In the dungeon museum, they find many gruesome objects of torture and death which frighten the narrator’s wife but inspire Hutcheson with awe and admiration. He tells them more stories of escaping death and being locked in tight quarters (e.g., hiding in the carcass of a horse, being stuck in a diving bell, etc.), and reveals and unmistakably erotic delight in restraint. He volunteers to be trussed up in the Iron Maiden despite the curator’s objections. This Maiden is different than the conventional depiction: instead of opening horizontally like a door, it opens vertically like an upside down oven door. The hinge is at the top, with a rope at the bottom. To open it, the rope – attached to the ceiling – is pulled, hoisting the front half up, where the victim would then be secured inside, and the spiked front half would be released to impale them. Hutcheson can hardly control his delight at the thought of having a new white-knuckled experience under his belt, and bribes the curator to hoist the Maiden open and to bind him securely inside, while the honeymooners watch on. Disgusted and frightened, the narrator’s wife leaves them for some fresh air while he watches the strange procedure. Hutcheson steps into the Maiden’s mouth and demands to be tied up tightly. Then he wriggles in the iron cabinet, imagining himself to be a condemned prisoner.

As he does this, the narrator suddenly notices that the insane cat has followed them and is perched above the curator, who is still holding the front half aloft with the rope. Before he can say anything, the cat attacks the curator, slashing his eyes to ribbons with her claws, and causing him to release the rope. The iron door falls forward, and the narrator has a glimpse of Hutcheson’s terrified face before it is swallowed up in iron. Two spikes in the door are aimed at the prisoner’s eyes, and these shoot through Hutcheson’s eye sockets. In vain, the narrator hoists the door again (causing a nauseating sucking noise as the spikes are pulled from Hutcheson’s ruined head), and his companion falls dead to the floor. Immediately, the ravenous cat leaps upon his corpse and begin lapping his blood up greedily, purring with erotic delight. Dismayed and disgusted by the sight and sound of her gruesome arousal, the narrator retrieves an old executioner’s sword and cleaves the cat in two.


Poe would have been extremely proud of this homage to his body of work. It reads like Poe, it has characters like Poe’s, and it has a devotion to irony and body horror that have their roots in Poe. It has obvious relations to “The Black Cat” (a man abuses then kills a pet cat, which appears to return from the grave to punish its torturer), as well as “The Pit and the Pendulum” (a prisoner of the Spanish Inquisition is punished with several grotesque and campy torture instruments), but also reminds one of “The Oval Box” (the narrator describes the destruction of a fellow traveler), and “Hop Frog” (an arrogant bully is brutally murdered by his favorite victim for harming the woman he loves). Indeed, the story reads like one of Vincent Price’s liberal 1960s adaptions of Poe’s stories: dramatic, erotic, campy, and gruesome. The conclusion – in true decadent form – also takes a hint from Oscar Wilde’s enormously controversial 1891 play, “Salome” (which had to be published in France because British publishers would not touch it).

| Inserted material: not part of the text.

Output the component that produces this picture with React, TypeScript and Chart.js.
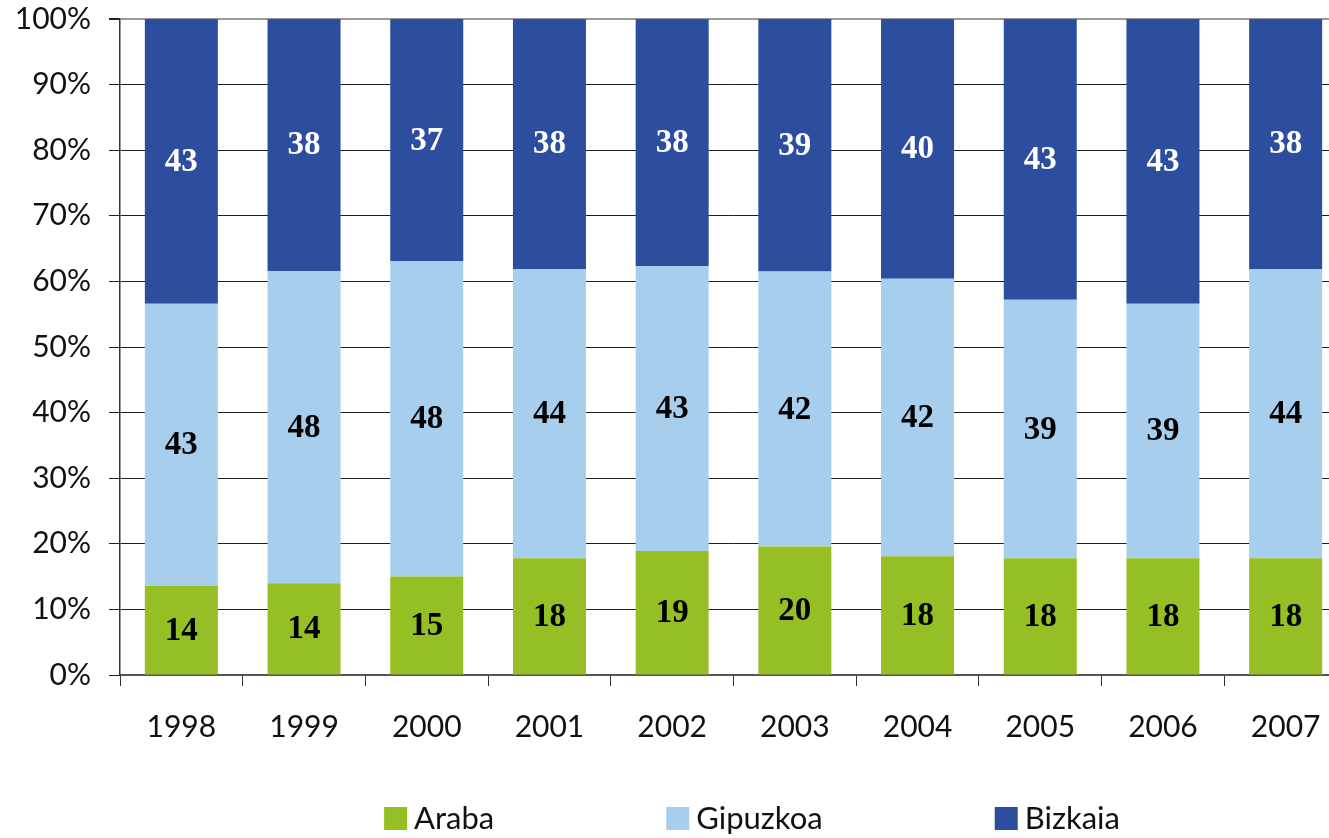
import { useEffect, useRef } from 'react';
import { Chart, registerables } from 'chart.js';

Chart.register(...registerables);

const years = ['1998', '1999', '2000', '2001', '2002', '2003', '2004', '2005', '2006', '2007'];
const seriesNames = ['Araba', 'Gipuzkoa', 'Bizkaia'];
const araba = [13.6, 14.0, 15.0, 17.8, 18.9, 19.6, 18.1, 17.8, 17.8, 17.8];
const gipuzkoa = [43.0, 47.6, 48.1, 44.1, 43.4, 41.9, 42.3, 39.4, 38.8, 44.1];
const bizkaia = [43.4, 38.4, 36.9, 38.1, 37.7, 38.5, 39.6, 42.8, 43.4, 38.1];
const yTicks = [0, 10, 20, 30, 40, 50, 60, 70, 80, 90, 100];

const colors = ['#95BF24', '#A7CEED', '#2D4E9E'];
const labelColors = ['#000000', '#000000', '#FFFFFF'];

const valueLabels = {
  id: 'valueLabels',
  afterDatasetsDraw(chart: any) {
    const ctx = chart.ctx;
    ctx.save();
    ctx.font = 'bold 33px "Liberation Serif"';
    ctx.textAlign = 'center';
    ctx.textBaseline = 'middle';
    chart.data.datasets.forEach((ds: any, i: number) => {
      const meta = chart.getDatasetMeta(i);
      meta.data.forEach((bar: any, j: number) => {
        const p = bar.getCenterPoint();
        ctx.fillStyle = labelColors[i];
        ctx.fillText(String(Math.round(ds.data[j])), p.x, p.y + 1);
      });
    });
    ctx.restore();
  },
};

const customLegend = {
  id: 'customLegend',
  afterDraw(chart: any) {
    const ctx = chart.ctx;
    ctx.save();
    ctx.font = '31px Lato';
    ctx.textBaseline = 'middle';
    ctx.textAlign = 'left';
    const box = 23;
    const gap = 7;
    const spacing = 172;
    const centerX = 752;
    const centerY = 818.5;
    const ds = chart.data.datasets;
    const widths = ds.map((d: any) => ctx.measureText(d.label).width);
    const total = widths.reduce((a: number, w: number) => a + box + gap + w, 0) + spacing * (ds.length - 1);
    let x = centerX - total / 2;
    ds.forEach((d: any, i: number) => {
      ctx.fillStyle = d.backgroundColor;
      ctx.fillRect(x, centerY - box / 2, box, box);
      ctx.fillStyle = '#111';
      ctx.fillText(d.label, x + box + gap, centerY);
      x += box + gap + widths[i] + spacing;
    });
    ctx.restore();
  },
};

export default function App() {
  const ref = useRef<HTMLCanvasElement | null>(null);

  useEffect(() => {
    if (!ref.current) return;
    const seriesData = [araba, gipuzkoa, bizkaia];
    const chart = new Chart(ref.current, {
      type: 'bar',
      data: {
        labels: years,
        datasets: seriesData.map((d, i) => ({
          label: seriesNames[i],
          data: d,
          backgroundColor: colors[i],
          borderWidth: 0,
          barPercentage: 0.595,
          categoryPercentage: 1,
        })),
      },
      options: {
        responsive: false,
        animation: false,
        devicePixelRatio: 1,
        layout: { padding: { left: 0, right: 5, top: 19, bottom: 0 } },
        plugins: {
          legend: { display: false },
          tooltip: { enabled: false },
        },
        scales: {
          x: {
            stacked: true,
            offset: true,
            grid: {
              display: true,
              drawOnChartArea: false,
              drawTicks: true,
              tickLength: 11,
              color: '#333',
              offset: true,
            },
            border: { display: true, color: '#555', width: 2 },
            ticks: {
              font: { family: 'Lato', size: 30 },
              color: '#111',
              padding: 23,
              maxRotation: 0,
              autoSkip: false,
            },
            afterFit: (s: any) => {
              s.height = 163;
            },
          },
          y: {
            stacked: true,
            min: 0,
            max: 100,
            afterBuildTicks: (s: any) => {
              s.ticks = yTicks.map((v) => ({ value: v }));
            },
            grid: {
              color: (c: any) => (c.tick && c.tick.value === 100 ? '#9a9a9a' : c.tick && c.tick.value === 0 ? '#555' : '#1e1e1e'),
              lineWidth: (c: any) => (c.tick && c.tick.value === 100 ? 2 : 1),
              tickColor: '#222',
              tickLength: 11,
            },
            border: { display: true, color: '#333', width: 1.5 },
            ticks: {
              font: { family: 'Lato', size: 30 },
              color: '#111',
              padding: 18,
              callback: (v: any) => v + '%',
            },
            afterFit: (s: any) => {
              s.width = 120;
              s.paddingTop = 0;
              s.paddingBottom = 0;
            },
          },
        },
      },
      plugins: [valueLabels, customLegend],
    });
    return () => chart.destroy();
  }, []);

  return (
    <div
      style={{
        position: 'absolute',
        left: 0,
        top: 0,
        width: 1329,
        height: 838,
        overflow: 'hidden',
        background: '#fff',
      }}
    >
      <canvas ref={ref} width={1352} height={838} style={{ display: 'block', width: 1352, height: 838 }} />
    </div>
  );
}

The story revolves around the Biblical characters of John the Baptist, King Herod (whose incestuous marriage is challenged by the Baptist), and his adoptive daughter, Salome. In Wilde’s version, Salome longs to seduce the saintly Baptist, and when he refuses her, she conspires with her mother against him. After seducing her step-father with a strip tease, he agrees to behead the imprisoned saint, but when the head is brought to Salome, she lavishes it with affection, making out with the bloody lips. Horrified, Herod cries out to his soldiers “kill that woman!” who crush her with their shields. Both the cat and Salome are killed for their apparent sexual joy over the corpse of a man – they must be destroyed (and “no one will call [the narrator] cruel” for destroying the cat) because of the abominable mingling of female sexuality and homicide (but mostly the former).

This brings up the subject of eroticism that ripples through this story. Written four years before Dracula, it contains a prototype of the Bowie-knife wielding Texan Quincey Morris in the character of Hutcheson: both are big-chested, big-mouthed, folksy Americans, and both seem to have a taste for adventure and thrills. But Hutcheson’s thrills are a tad less PG: he relishes the sensation of being bound and manhandled, being loaded into the torture device, seeing the spikes loom towards his face, and few readers will fail to detect the unmistakable arousal that he receives from it. Hutcheson has a history of being confined in dire scenarios – inside the corpse of a buffalo, in a caved-in mine, in a caisson trapped under water. All of these “experiences” involve confinement in a horrifying, claustrophobia-inducing space that could have caused his death – what’s more, they reveal a bizarre, almost sexual thrill that he gets from being confined and restricted in a dangerous situation – a sort of masochistic adrenaline rush.

In a manner, both the sadistic cat (who purs loudly while wallowing in his gore) and the masochistic cowboy (whose eyes shine as he wriggles helplessly in the torture device) seem made for one another – not as boon companions, but as the iceberg was “made” for the “Titanic.” The one’s careless nonchalance seems fated to have encountered the other’s brutal justice. Ultimately the tale is one of Stoker’s best – and one of my personal favorites – for the way in which it so powerfully uses irony, tension, hubris, and fate to bring the sadistic horrors of Europe’s medieval past to the present, carefree life of a masochistic American tourist.